Not only OECD but other international institutions also raised their expectation for Turkey's growth. U.K. bank Barclays raised its 2014 and 2015 growth forecast for Turkey following the country's strong export and recovering consumer demand in June. Publishing an outlook report for emerging economies, Barclays said in its report Turkey's growth was expected to accelerate starting from the second half of 2014. It said that the reason for the accelerated growth in the first quarter was because of strong exports which balanced stagnation in domestic demand. Barclays also noted decreasing political instability, better foreign demand and global environment for the capital inflows could speed up Turkey's growth. Barclays raised Turkey's growth forecast for 2014 from 2.2 to 3.3 percent while raising it from 3.5 to 3.7 percent for 2015.
Citi Bank, one of the largest U.S.-based global banks, revised up its 2014 growth forecasts for Turkey in June as a result of the figures announced in the first quarter and the possibility that the Turkish Central Bank will follow a more expansionary monetary policy.
It increased the growth forecast rate from 2.2 percent to 3.5 percent for 2014. Citi Bank further underlined that Turkish assets can benefit from the positive global outlook in the short-term however; the need for major foreign financing is still keeping the economy fragile especially when sudden changes that may occur in investor's trust are considered.

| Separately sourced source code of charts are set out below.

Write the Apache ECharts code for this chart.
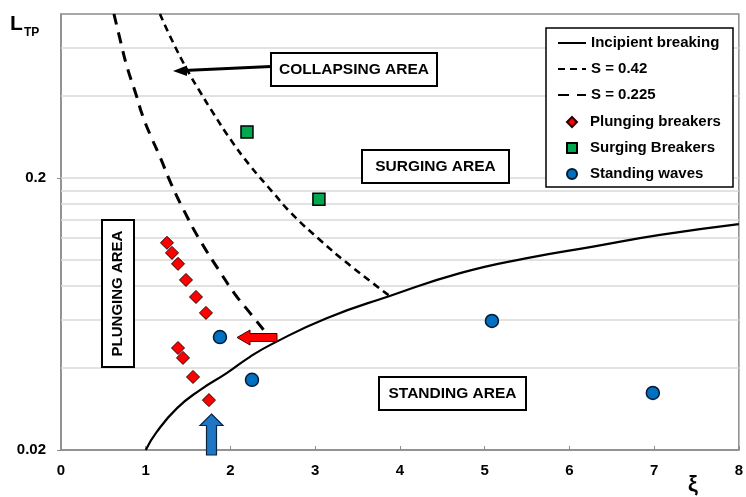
<!DOCTYPE html>
<html>
<head>
<meta charset="utf-8">
<script src="https://cdn.jsdelivr.net/npm/echarts@6/dist/echarts.min.js"></script>
<style>
  html, body { margin: 0; padding: 0; background: #fff; }
  #chart { width: 746px; height: 497px; }
</style>
</head>
<body>
<div id="chart"></div>
<script>
// Breaker-type classification diagram: L_TP against the surf similarity parameter ξ

// Axis values
const xTickValues = [0, 1, 2, 3, 4, 5, 6, 7, 8];
const yLabelValues = [0.02, 0.2];
const yGridValues = [0.04, 0.06, 0.08, 0.1, 0.12, 0.14, 0.16, 0.18, 0.2, 0.4, 0.6];

// Incipient breaking limit
const incipientX = [1.00, 1.13, 1.37, 1.64, 1.96, 2.23, 2.505, 3.135, 3.88, 4.71, 5.50, 6.28, 7.07, 8.00];
const incipientY = [0.0200, 0.0233, 0.0285, 0.0332, 0.0384, 0.0440, 0.0493, 0.0610, 0.0736, 0.0893, 0.1014, 0.1118, 0.1234, 0.1352];

// S = 0.42 boundary
const s042X = [1.168, 1.30, 1.487, 1.65, 1.794, 2.00, 2.23, 2.50, 2.72, 3.06, 3.40, 3.88];
const s042Y = [0.80, 0.65, 0.50, 0.41, 0.347, 0.277, 0.222, 0.177, 0.148, 0.118, 0.096, 0.0736];

// S = 0.225 boundary
const s0225X = [0.625, 0.70, 0.779, 0.88, 0.968, 1.07, 1.168, 1.30, 1.45, 1.64, 1.88, 2.05, 2.23, 2.39];
const s0225Y = [0.80, 0.64, 0.512, 0.41, 0.335, 0.28, 0.239, 0.19, 0.152, 0.118, 0.09, 0.075, 0.0638, 0.0553];

// Observations
const plungingX = [1.251, 1.310, 1.381, 1.475, 1.593, 1.711, 1.381, 1.440, 1.558, 1.746];
const plungingY = [0.1154, 0.106, 0.0966, 0.0843, 0.073, 0.0638, 0.0474, 0.0436, 0.0371, 0.0305];

const surgingX = [2.195, 3.044];
const surgingY = [0.295, 0.167];

const standingX = [1.876, 2.254, 5.086, 6.985];
const standingY = [0.052, 0.0362, 0.0596, 0.0324];

const lineNames = ['Incipient breaking', 'S = 0.42', 'S = 0.225'];
const markerNames = ['Plunging breakers', 'Surging Breakers', 'Standing waves'];

const FONT = '"Liberation Sans", Arial, sans-serif';
const legendText = { fontSize: 15, fontWeight: 'bold', color: '#000', fontFamily: FONT };

function pairs(xs, ys) { return xs.map((x, i) => [x, ys[i]]); }

function areaBox(x, y, w, h, label) {
  return [
    { type: 'rect', z: 20, shape: { x: x, y: y, width: w, height: h },
      style: { fill: '#fff', stroke: '#000', lineWidth: 2 } },
    { type: 'text', z: 21, x: x + w / 2, y: y + h / 2,
      style: { text: label, align: 'center', verticalAlign: 'middle',
               font: 'bold 15.5px ' + FONT, fill: '#000' } }
  ];
}

const chart = echarts.init(document.getElementById('chart'), null, { renderer: 'canvas' });

const option = {
  animation: false,
  backgroundColor: '#fff',
  grid: { left: 61, right: 7, top: 14, bottom: 47, show: true,
          borderColor: '#8c8c8c', borderWidth: 1.5, backgroundColor: 'transparent' },
  xAxis: {
    type: 'value', min: 0, max: 8, interval: 1,
    axisLine: { show: true, lineStyle: { color: '#8c8c8c', width: 1.5 } },
    axisTick: { show: true, inside: true, length: 4, lineStyle: { color: '#8c8c8c' } },
    axisLabel: { show: true, margin: 13, fontSize: 15, fontWeight: 'bold', color: '#000',
                 fontFamily: FONT, formatter: v => String(v) },
    splitLine: { show: false }
  },
  yAxis: {
    type: 'log', logBase: 10, min: 0.02, max: 0.8,
    axisLine: { show: true, lineStyle: { color: '#8c8c8c', width: 1.5 } },
    axisTick: { show: true, inside: false, length: 4, customValues: yLabelValues,
                lineStyle: { color: '#8c8c8c' } },
    axisLabel: { show: true, margin: 15, fontSize: 15, fontWeight: 'bold', color: '#000',
                 fontFamily: FONT, customValues: yLabelValues,
                 formatter: v => String(Number(Number(v).toPrecision(3))) },
    splitLine: { show: false },
    minorSplitLine: { show: false }
  },
  legend: [
    {
      // line samples
      orient: 'vertical', left: 557, top: 35.5, padding: 0,
      itemGap: 11, itemWidth: 28, itemHeight: 10, selectedMode: false,
      textStyle: legendText,
      data: lineNames.map(n => ({ name: n, itemStyle: { opacity: 0 } }))
    },
    {
      // marker samples
      orient: 'vertical', left: 566, top: 114.5, padding: 0,
      itemGap: 11, itemWidth: 10, itemHeight: 10, selectedMode: false,
      textStyle: Object.assign({ padding: [0, 0, 0, 8] }, legendText),
      data: markerNames
    }
  ],
  series: [
    {
      // horizontal gridlines
      name: 'gridlines', type: 'line', data: [], z: 1, silent: true,
      markLine: {
        z: 1, silent: true, symbol: ['none', 'none'], animation: false,
        label: { show: false },
        lineStyle: { color: '#d9d9d9', width: 1.5, type: 'solid' },
        data: yGridValues.map(v => ({ yAxis: v }))
      }
    },
    {
      name: lineNames[0], type: 'line', z: 3, data: pairs(incipientX, incipientY),
      symbol: 'none', smooth: 0.5,
      lineStyle: { color: '#000', width: 2.2, type: 'solid' },
      itemStyle: { color: '#000' }
    },
    {
      name: lineNames[1], type: 'line', z: 3, data: pairs(s042X, s042Y),
      symbol: 'none', smooth: 0.5,
      lineStyle: { color: '#000', width: 2.6, type: [7, 5] },
      itemStyle: { color: '#000' }
    },
    {
      name: lineNames[2], type: 'line', z: 3, data: pairs(s0225X, s0225Y),
      symbol: 'none', smooth: 0.5,
      lineStyle: { color: '#000', width: 3, type: [11, 8] },
      itemStyle: { color: '#000' }
    },
    {
      name: markerNames[0], type: 'scatter', z: 4, data: pairs(plungingX, plungingY),
      symbol: 'diamond', symbolSize: 13,
      itemStyle: { color: '#ff0000', borderColor: '#2a0000', borderWidth: 1, opacity: 1 }
    },
    {
      name: markerNames[1], type: 'scatter', z: 4, data: pairs(surgingX, surgingY),
      symbol: 'rect', symbolSize: 12,
      itemStyle: { color: '#00a84f', borderColor: '#000', borderWidth: 1.5, opacity: 1 }
    },
    {
      name: markerNames[2], type: 'scatter', z: 4, data: pairs(standingX, standingY),
      symbol: 'circle', symbolSize: 13,
      itemStyle: { color: '#0070c0', borderColor: '#061a33', borderWidth: 1.5, opacity: 1 }
    }
  ],
  graphic: [].concat(
    [
      // legend frame
      { type: 'rect', z: 3, shape: { x: 546, y: 28, width: 187, height: 159 },
        style: { fill: '#fff', stroke: '#000', lineWidth: 1.5 } }
    ],
    areaBox(271, 53, 166, 33, 'COLLAPSING AREA'),
    areaBox(362, 150, 147, 33, 'SURGING AREA'),
    areaBox(379, 377, 147, 33, 'STANDING AREA'),
    [
      // rotated label box
      { type: 'rect', z: 20, shape: { x: 102, y: 220, width: 32, height: 147 },
        style: { fill: '#fff', stroke: '#000', lineWidth: 2 } },
      { type: 'text', z: 21, x: 118, y: 293.5, rotation: Math.PI / 2,
        style: { text: 'PLUNGING AREA', align: 'center', verticalAlign: 'middle',
                 font: 'bold 15px ' + FONT, fill: '#000' } },
      // pointer from the collapsing label
      { type: 'line', z: 19, shape: { x1: 271, y1: 66.5, x2: 184, y2: 70.5 },
        style: { stroke: '#000', lineWidth: 3 } },
      { type: 'polygon', z: 19, shape: { points: [[173, 71], [187, 65.5], [187, 76]] },
        style: { fill: '#000' } },
      // red arrow pointing left
      { type: 'polygon', z: 22,
        shape: { points: [[237, 337.5], [250, 330], [250, 333.5], [277, 333.5],
                          [277, 341.5], [250, 341.5], [250, 345]] },
        style: { fill: '#ff0000', stroke: '#4a0000', lineWidth: 1 } },
      // blue arrow pointing up
      { type: 'polygon', z: 22,
        shape: { points: [[211.5, 414], [223, 425.5], [216.5, 425.5], [216.5, 455],
                          [206.5, 455], [206.5, 425.5], [200, 425.5]] },
        style: { fill: '#1f77c4', stroke: '#0a2440', lineWidth: 1.2 } },
      // axis titles
      { type: 'text', z: 21, x: 10, y: 14,
        style: { text: 'L', font: 'bold 21px ' + FONT, fill: '#000' } },
      { type: 'text', z: 21, x: 24, y: 27,
        style: { text: 'TP', font: 'bold 12px ' + FONT, fill: '#000' } },
      { type: 'text', z: 21, x: 693, y: 485,
        style: { text: 'ξ', align: 'center', verticalAlign: 'middle',
                 font: 'bold 22px ' + FONT, fill: '#000' } }
    ]
  )
};

chart.setOption(option);
</script>
</body>
</html>
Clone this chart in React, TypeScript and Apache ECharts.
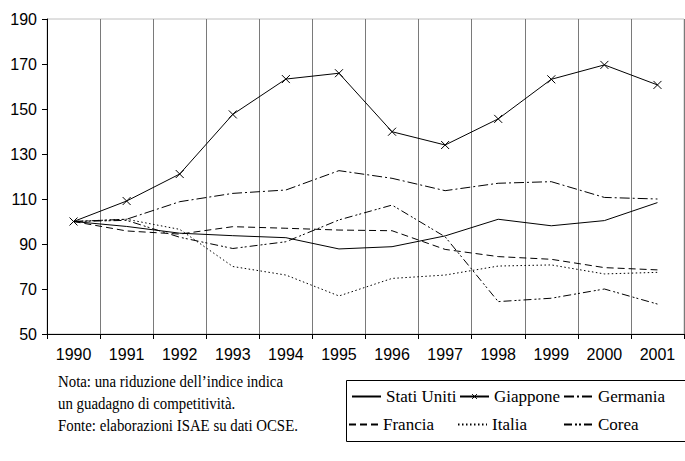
import React, { useEffect, useRef } from "react";
import * as echarts from "echarts";

const years = ["1990", "1991", "1992", "1993", "1994", "1995", "1996", "1997", "1998", "1999", "2000", "2001"];
const statiUniti = [100, 97.8, 94.8, 93.7, 92.8, 87.8, 88.8, 93.6, 101, 98.1, 100.4, 108.4];
const giappone = [100, 109.1, 121.1, 147.6, 163.3, 165.9, 139.9, 134, 145.6, 163.2, 169.6, 160.7];
const germania = [100, 101, 108.8, 112.5, 114, 122.6, 119.2, 113.7, 117, 117.7, 110.7, 110];
const francia = [100, 95.8, 94.4, 97.7, 97, 96.2, 95.9, 87.6, 84.4, 83.2, 79.5, 78.5];
const italia = [100, 101, 96.5, 80, 76.2, 66.9, 74.7, 76.2, 80.2, 80.7, 76.7, 77.4];
const corea = [100, 100.5, 93, 88, 91, 100.7, 107.3, 93.2, 64.4, 65.9, 70, 63.3];
const yTicks = [50, 70, 90, 110, 130, 150, 170, 190];
const seriesNames = ["Stati Uniti", "Giappone", "Germania", "Francia", "Italia", "Corea"];
const noteLines = [
  "Nota: una riduzione dell\u2019indice indica",
  "un guadagno di competitività.",
  "Fonte: elaborazioni ISAE su dati OCSE.",
];

const legendSpots = [
  { left: 351, top: 388, h: 10 },
  { left: 459, top: 388, h: 6 },
  { left: 563, top: 388, h: 10 },
  { left: 348, top: 416, h: 10 },
  { left: 457, top: 416, h: 10 },
  { left: 563, top: 416, h: 10 },
];

const SERIF = "'Liberation Serif', 'Times New Roman', Times, serif";
const SANS = "'Liberation Sans', Arial, Helvetica, sans-serif";
const CROSS = "path://M0,0L10,10M10,0L0,10";

export default function App() {
  const ref = useRef<HTMLDivElement>(null);
  useEffect(() => {
    if (!ref.current) return;
    const chart = echarts.init(ref.current, null, { renderer: "svg" });
    const base = (name: string, data: number[], type: any) => ({
      name,
      type: "line",
      data,
      symbol: "none",
      lineStyle: { color: "#000", width: 1, type },
      itemStyle: { color: "#000" },
    });
    const series: any[] = [
      base(seriesNames[0], statiUniti, "solid"),
      {
        ...base(seriesNames[1], giappone, "solid"),
        symbol: CROSS,
        symbolSize: 8,
        itemStyle: { color: "#000", borderColor: "#000", borderWidth: 1 },
      },
      base(seriesNames[2], germania, [10, 3, 2, 3]),
      base(seriesNames[3], francia, [7, 4]),
      base(seriesNames[4], italia, [1.5, 2.5]),
      base(seriesNames[5], corea, [8, 3, 2, 2, 2, 3]),
    ];
    const option: any = {
      animation: false,
      backgroundColor: "#fff",
      textStyle: { fontFamily: SERIF },
      grid: {
        left: 47,
        top: 19,
        right: 1,
        bottom: 127,
        show: true,
        borderColor: "#c0c0c0",
        borderWidth: 1,
      },
      xAxis: {
        type: "category",
        data: years,
        boundaryGap: true,
        axisLine: { lineStyle: { color: "#000", width: 1 } },
        axisTick: { show: true, length: 5, interval: 0, lineStyle: { color: "#000" } },
        axisLabel: {
          interval: 0,
          margin: 12,
          color: "#000",
          fontFamily: SANS,
          fontSize: 16,
        },
        splitLine: { show: true, interval: 0, lineStyle: { color: "#7a7a7a", width: 1 } },
      },
      yAxis: {
        type: "value",
        min: 50,
        max: 190,
        axisLine: { show: true, lineStyle: { color: "#000", width: 1 } },
        axisTick: { show: true, length: 5, customValues: yTicks, lineStyle: { color: "#000" } },
        axisLabel: {
          customValues: yTicks,
          margin: 10,
          color: "#000",
          fontFamily: SANS,
          fontSize: 16,
        },
        splitLine: { show: false },
      },
      legend: legendSpots.map((p, i) => ({
        data:
          i === 1
            ? [{ name: seriesNames[i], itemStyle: { color: "#000", borderColor: "#000", borderWidth: 1, opacity: 1 } }]
            : [seriesNames[i]],
        left: p.left,
        top: p.top,
        itemWidth: 29,
        itemHeight: p.h,
        itemGap: 0,
        padding: 0,
        selectedMode: false,
        itemStyle:
          i === 1
            ? { color: "#000", borderColor: "#000", borderWidth: 1, opacity: 1 }
            : { opacity: 0 },
        textStyle: { fontFamily: SERIF, fontSize: 17, color: "#000" },
      })),
      graphic: [
        {
          type: "rect",
          shape: { x: 346.5, y: 380.5, width: 360, height: 61 },
          style: { fill: "none", stroke: "#000", lineWidth: 1 },
          silent: true,
        },
        ...noteLines.map((t, i) => ({
          type: "text",
          x: 58,
          y: 373 + i * 22,
          scaleX: 0.9,
          style: { text: t, fontFamily: SERIF, fontSize: 16.5, fill: "#000", verticalAlign: "top" },
          silent: true,
        })),
      ],
      series,
    };
    chart.setOption(option);
    return () => chart.dispose();
  }, []);
  return (
    <div
      ref={ref}
      style={{ position: "absolute", left: 0, top: 0, width: 685, height: 461 }}
    />
  );
}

According to "World Economic Outlook Report for 2014" of the World Bank, the growth rate for the Turkish economy was expected to be around 2.4 percent annually; however, the real figures for the first quarter indicated a growth rate of 4.3 percent. Speaking to press on July 11, Andrew Burns, the director of the Global Macroeconomics Department of the World Bank stated that it was possible to revise the figures upward. "The strong economic growth observed in Turkey within the first quarter is in line with our expectations," said Burns.